Steve DeLaney - Analyst
We understand. But if you -- the $4 million is more than just what you've actually settled with buyers. Does that -- are you saying that you looked at every subprime loan that you originated and sold and you tried to put a reserve on that entire universe as opposed to what has already surfaced and been negotiated?
Steven Schnall - Chairman, Co-CEO, President
Well, sort of. What we've done is most of the -- the vast majority of the loans that are coming back to us were funded several months ago. So at this point we feel that we have the ability to identify specifically what the losses will be, either because they've already been incurred during the quarter or because we've been asked to repurchase them and we have them out for bid on scratch and dent. So we think we've identified the majority of the universe of losses that we'll incur on this business we've just substantively discontinued.
Steve DeLaney - Analyst
Okay, Steve. Thanks a lot.
Steven Schnall - Chairman, Co-CEO, President
You're welcome.
Operator
Thank you. (OPERATOR INSTRUCTIONS) Management, at this time we have no additional questions in the queue and we'll turn the conference back to you for any closing remarks.

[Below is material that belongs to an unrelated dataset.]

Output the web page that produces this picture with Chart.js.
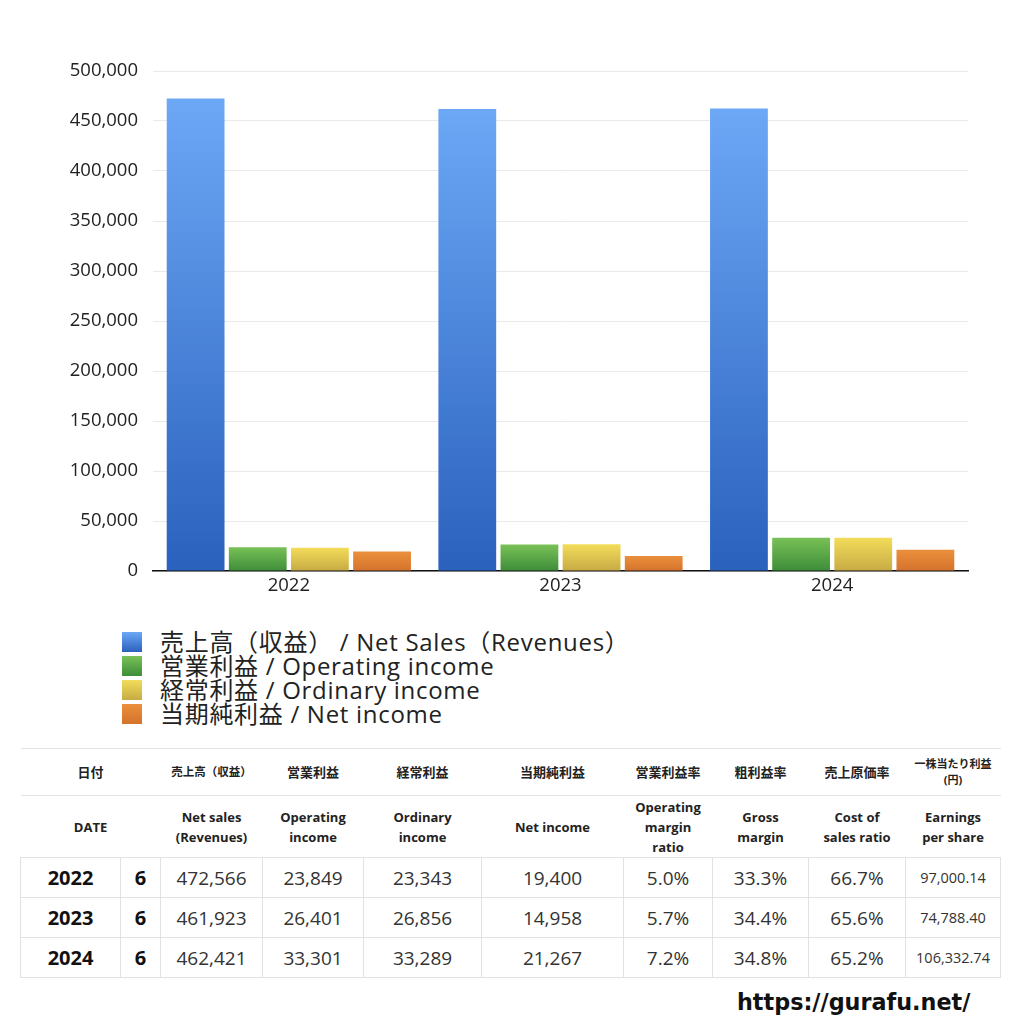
<!DOCTYPE html>
<html>
<head>
<meta charset="utf-8">
<script src="https://cdn.jsdelivr.net/npm/chart.js@4"></script>
<style>
  body { margin: 0; background: #fff; font-family: "Open Sans", "Noto Sans CJK JP", sans-serif; color: #222; }
  #wrap { position: relative; width: 1024px; height: 1024px; }
  #chartBox { position: absolute; left: 0; top: 0; width: 1024px; height: 611px; }
  #legend { position: absolute; left: 122px; top: 630px; font-size: 24px; line-height: 24px; color: #222; letter-spacing: 0.7px; }
  #legend div { display: flex; align-items: center; height: 24px; white-space: nowrap; }
  #legend span.sw { display: inline-block; width: 20px; height: 20px; margin-right: 18px; }
  table { position: absolute; left: 20px; top: 748px; width: 980px; border-collapse: collapse; table-layout: fixed; }
  td { border: 1px solid #e2e2e2; text-align: center; padding: 0; }
  tr.h td { font-weight: bold; font-size: 13px; line-height: 20px; color: #222; border-left: none; border-right: none; }
  tr.h1 td { height: 46px; }
  tr.h2 td { height: 61px; }
  tr.d td { height: 39px; font-size: 19px; color: #333; }
  tr.d td.yr { font-weight: bold; font-size: 20px; color: #111; }
  tr.d td.eps { font-size: 14.5px; }
  #url { position: absolute; left: 737px; top: 989px; font-size: 22.3px; font-weight: bold; color: #111; font-family: "DejaVu Sans", sans-serif; }
</style>
</head>
<body>
<div id="wrap">
  <div id="chartBox"><canvas id="c"></canvas></div>
  <div id="legend"></div>
  <table id="tbl"></table>
  <div id="url">https://gurafu.net/</div>
</div>
<script>
const years = ['2022', '2023', '2024'];
const months = ['6', '6', '6'];
const netSales = [472566, 461923, 462421];
const operatingIncome = [23849, 26401, 33301];
const ordinaryIncome = [23343, 26856, 33289];
const netIncome = [19400, 14958, 21267];
const opMargin = ['5.0%', '5.7%', '7.2%'];
const grossMargin = ['33.3%', '34.4%', '34.8%'];
const costRatio = ['66.7%', '65.6%', '65.2%'];
const eps = ['97,000.14', '74,788.40', '106,332.74'];
const yTicks = [0, 50000, 100000, 150000, 200000, 250000, 300000, 350000, 400000, 450000, 500000];

const seriesNames = [
  '売上高（収益） / Net Sales（Revenues）',
  '営業利益 / Operating income',
  '経常利益 / Ordinary income',
  '当期純利益 / Net income'
];
// top / bottom colours of each bar gradient
const colors = [
  ['#6ca8f6', '#2a61bd'],
  ['#79c157', '#3d8d39'],
  ['#f3dd5a', '#c7aa44'],
  ['#ea903c', '#d5722c']
];

function barGradient(ctx, i) {
  const chart = ctx.chart;
  if (!chart.chartArea || ctx.parsed === undefined) return colors[i][1];
  const y = chart.scales.y;
  const top = y.getPixelForValue(ctx.parsed.y);
  const base = y.getPixelForValue(0);
  const g = chart.ctx.createLinearGradient(0, top, 0, base);
  g.addColorStop(0, colors[i][0]);
  g.addColorStop(1, colors[i][1]);
  return g;
}

const values = [netSales, operatingIncome, ordinaryIncome, netIncome];
const tickFont = { size: 18.5, family: '"Open Sans", "Noto Sans CJK JP"' };

new Chart(document.getElementById('c'), {
  type: 'bar',
  data: {
    labels: years,
    datasets: values.map((v, i) => ({
      label: seriesNames[i],
      data: v,
      backgroundColor: ctx => barGradient(ctx, i),
      borderWidth: 0,
      categoryPercentage: 0.915,
      barPercentage: 0.93
    }))
  },
  options: {
    responsive: true,
    maintainAspectRatio: false,
    animation: false,
    layout: { padding: { top: 71, right: 56, left: 0, bottom: 0 } },
    plugins: { legend: { display: false }, tooltip: { enabled: false } },
    scales: {
      x: {
        grid: { display: false, drawTicks: false },
        border: { display: true, color: '#111', width: 1.5 },
        ticks: { color: '#222', font: tickFont, padding: 4 },
        afterFit: s => { s.height = 40; }
      },
      y: {
        min: 0, max: 500000,
        afterBuildTicks: s => { s.ticks = yTicks.map(v => ({ value: v })); },
        grid: { color: '#e9e9e9', drawTicks: false },
        border: { display: false },
        ticks: {
          color: '#222', padding: 15,
          font: tickFont,
          callback: v => v.toLocaleString('en-US')
        },
        afterFit: s => { s.width = 153; }
      }
    }
  }
});

// legend
const lg = document.getElementById('legend');
seriesNames.forEach((n, i) => {
  const row = document.createElement('div');
  row.innerHTML = '<span class="sw" style="background:linear-gradient(' + colors[i][0] + ',' + colors[i][1] + ')"></span>' + n;
  lg.appendChild(row);
});

// table
const colW = [100, 40, 102, 101, 118, 142, 89, 96, 97, 95];
const tbl = document.getElementById('tbl');
let html = '<colgroup>' + colW.map(w => '<col style="width:' + w + 'px">').join('') + '</colgroup>';
html += '<tr class="h h1"><td colspan="2">日付</td><td style="font-size:11.5px">売上高（収益）</td><td>営業利益</td><td>経常利益</td><td>当期純利益</td><td>営業利益率</td><td>粗利益率</td><td>売上原価率</td><td style="font-size:11px;line-height:16px">一株当たり利益<br>(円)</td></tr>';
html += '<tr class="h h2"><td colspan="2">DATE</td><td>Net sales<br>(Revenues)</td><td>Operating<br>income</td><td>Ordinary<br>income</td><td>Net income</td><td>Operating<br>margin<br>ratio</td><td>Gross<br>margin</td><td>Cost of<br>sales ratio</td><td>Earnings<br>per share</td></tr>';
years.forEach((y, i) => {
  html += '<tr class="d"><td class="yr">' + y + '</td><td class="yr">' + months[i] + '</td><td>' +
    netSales[i].toLocaleString('en-US') + '</td><td>' + operatingIncome[i].toLocaleString('en-US') + '</td><td>' +
    ordinaryIncome[i].toLocaleString('en-US') + '</td><td>' + netIncome[i].toLocaleString('en-US') + '</td><td>' +
    opMargin[i] + '</td><td>' + grossMargin[i] + '</td><td>' + costRatio[i] + '</td><td class="eps">' + eps[i] + '</td></tr>';
});
tbl.innerHTML = html;
</script>
</body>
</html>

Steven Schnall - Chairman, Co-CEO, President
Okay. Once again, thank you all for your interest in New York Mortgage and we look forward to speaking to you again next quarter. This concludes our call.
Operator
Thank you, management. Ladies and gentlemen, at this time we will conclude today's teleconference. If you would like to listen to a replay of the presentation, please dial 1-800-405-2236 or 303-590-3000 with the access code of 11072924. Once again, if you would like to listen to a replay of today's conference, please dial 1-800-405-2236 or 303-590-3000 with the access code of 11072924. We thank you for participating on today's program. At this time we will conclude. You may now disconnect and please have a pleasant day.